Thursday, September 20, 2007

Hotel Rus

Hotel Rus in Kiev is a huge Soviet concrete structure. Sitting almost on top of a hill, with its more than 17 floors it dominates the skyline of this side of Kiev.

In good old Soviet style it has a few big burly beefy
security guards in combat uniforms sprawling around at the entrance, and at the restaurant entrance
one floor up; all with batons ready for charging. It's funny how different cultures interpret security.
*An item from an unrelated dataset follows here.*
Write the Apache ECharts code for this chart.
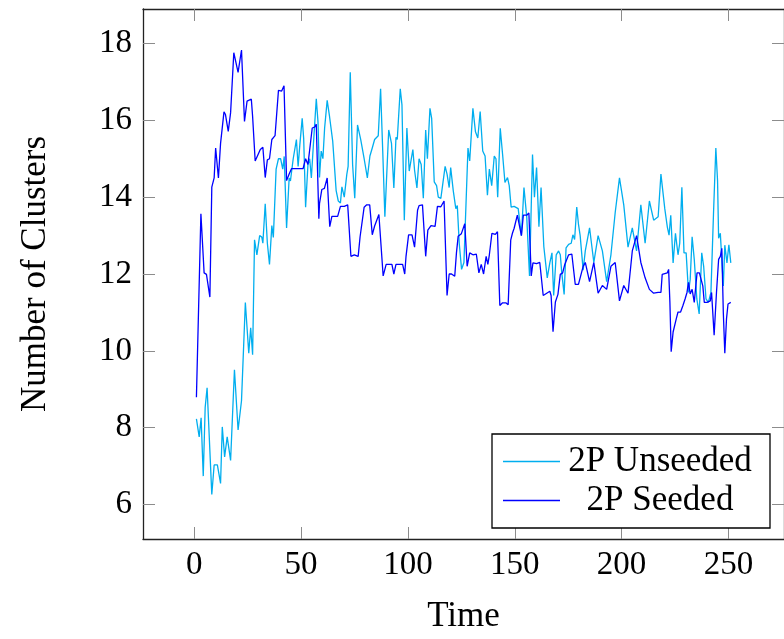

In the UK you'd rarely have security guards at the entrance of hotels, and if so, they would probably be standing up, wearing very smart uniforms (and often they'd be rather elderly, too).

There do not
seem to be the Babushkas on every floor,though I did notice a
housekeeper's room on my floor which might have the same function (more comfort for the babushka).....Sometimes some
countries/organisations take a long time to drag themselves out of the
old rot!

The hotel does a lot of group trade; on two out of my three mornings I hit the dining room at the same time as a huge group of twittering American pensioners - the first group was on a cruise down the Dnjepr. It was hard finding a seat for myself.... but then again, on another evening our conference completely took over the dining room, leaving no tables for anyone else.

The amount of group trade means that the hotel is very efficient at processing large numbers of diners very quickly (unlike the Hotel Neringa in Vilnius, which also does the group trade, but is absolutely hopeless at getting them through). On my first evening at 10.30 pm I went for some dinner, at the same time as a group of French people arrived for theirs. They had salad, chicken Kiev and chips, and icecream - the latter arrived while the first were about to start their chicken Kiev. Meantime my potato pancakes and sausage took ages to arrive, and I swear the potato pancakes had been cooked a good long while before (days?). I find Chicken Kiev vastly over-rated - not sure what the original chicken Kiev was, but this combination of processed chicken, plastic breadcrumb coating and greasy filling is close to the bottom of my list of desirable food. In fact that night I had gone, with a song in my heart, to the sushi bar on the ground floor, only to find that it was out of rice. Happens all the time that one is out of rice, doesn't it, especially if one is a sushi bar. I think it's still out of rice three days on....

The lifts in the hotel are a serious challenge - there ain't enough for all the people who want to travel, and they are cramped - so you get to know people more intimately than you'd normally choose. Also the stairs seem to lead to no-where - once I tried to run down the stairs from my 7th floor room; only got to the third floor where they stopped, and then had to climb back up since the electronic door card did not open the door to that floor. I wonder what their fire procedures are like?

So it's not badly located, but about the peak of impersonal, anonymous hotel. The rooms are quite small (in true Soviet style with a large empty fridge), and the heating does not seem to go above 20. But it was only three days.